下條 それは脳というものが自己保存のために有利なような選択をするようにできているから、そのためにがんばる。しかしそれは遺伝子の保存とは別なわけです。つまり個体が死ぬと脳は死にますが、遺伝子は子孫に受け継がれて生き延びるわけです。大袈裟に言うと、それが人間の業じゃないかという気もするんですがね。ただ一つだけややこしいことを言うと、MITに脳の可塑性の研究をしているグループがあって、胎児や新生児で脳の神経系が環境の影響でどれだけ柔軟に配線替えをするかという研究なんですが、例えば本来なら音の情報を処理する聴覚皮質が、眼から入った信号を処理するようにできる、ということを示したわけです。その上で、その可塑性がある遺伝子のエクスプレッションに支配されているということを示したわけです。これが遺伝決定論に荷担するのか学習説に荷担するのかといえば、両方なわけです。
相垣 ひと言カタストロフィの見方をさせてもらえば、僕は研究の中で、カタストロフィを常に求めているというところがある。研究におけるブレークスルーを求めていて、それにはカタストロフィがとても大切な要素になると思っています。

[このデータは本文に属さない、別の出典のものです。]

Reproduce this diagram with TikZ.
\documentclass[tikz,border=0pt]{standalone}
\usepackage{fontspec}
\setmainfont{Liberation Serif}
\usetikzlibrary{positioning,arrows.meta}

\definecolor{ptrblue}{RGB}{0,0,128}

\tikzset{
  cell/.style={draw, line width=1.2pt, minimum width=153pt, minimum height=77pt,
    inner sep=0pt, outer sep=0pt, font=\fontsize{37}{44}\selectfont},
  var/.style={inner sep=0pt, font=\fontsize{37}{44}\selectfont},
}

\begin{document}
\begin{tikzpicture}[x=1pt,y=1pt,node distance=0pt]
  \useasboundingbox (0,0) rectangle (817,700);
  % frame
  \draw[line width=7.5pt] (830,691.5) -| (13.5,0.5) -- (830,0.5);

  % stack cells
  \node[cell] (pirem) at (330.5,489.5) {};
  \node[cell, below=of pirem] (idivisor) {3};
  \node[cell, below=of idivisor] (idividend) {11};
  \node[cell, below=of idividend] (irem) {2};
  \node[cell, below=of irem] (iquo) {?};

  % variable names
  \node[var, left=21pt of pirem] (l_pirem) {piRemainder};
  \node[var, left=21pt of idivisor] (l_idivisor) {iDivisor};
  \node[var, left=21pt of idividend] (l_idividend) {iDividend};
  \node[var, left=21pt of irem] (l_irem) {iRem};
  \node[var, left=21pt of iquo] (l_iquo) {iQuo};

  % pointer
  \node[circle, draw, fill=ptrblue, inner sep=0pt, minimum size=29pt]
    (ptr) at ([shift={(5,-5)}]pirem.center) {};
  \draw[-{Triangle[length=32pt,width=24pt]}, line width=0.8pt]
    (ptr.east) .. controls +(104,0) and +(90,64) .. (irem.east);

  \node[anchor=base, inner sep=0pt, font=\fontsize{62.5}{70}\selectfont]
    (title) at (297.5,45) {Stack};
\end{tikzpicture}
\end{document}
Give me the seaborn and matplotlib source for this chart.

下條 ルネッサンス ジェネレーションは科学の啓蒙イヴェントではなくて、科学でわからない限界は何なのかをできるだけ明確にしたいということでやっています。今われわれが直面している問題というのは、カタストロフィという切り口で見たときに、すべて理解できるとは言いませんが、同じテーブルの上に載せることはできるかもしれないと思います。現在のわれわれの知識が知のシステムだとするなら、そのテーブルに載せる行為の中であるとき相転移を起こして、まったく別の新しい知の構造にジャンプできるかもしれない。その場所では、人間の認知の限界をこえて、もっと長期的な叡智ある振る舞いをできるかもしれない。今回はとりあえずテーブルに並べる作業はかなりできたと思っています。ありがとうございました。
タナカ 安田さんの2070年というのはすごく強烈でしたけど、今回またいろいろと考える機会になって、来年のテーマのヒントもすでに出てきたように思います。また来年、お目にかかれればと思います。ありがとうございました。
下條 長時間お付き合いいただき、ありがとうございました。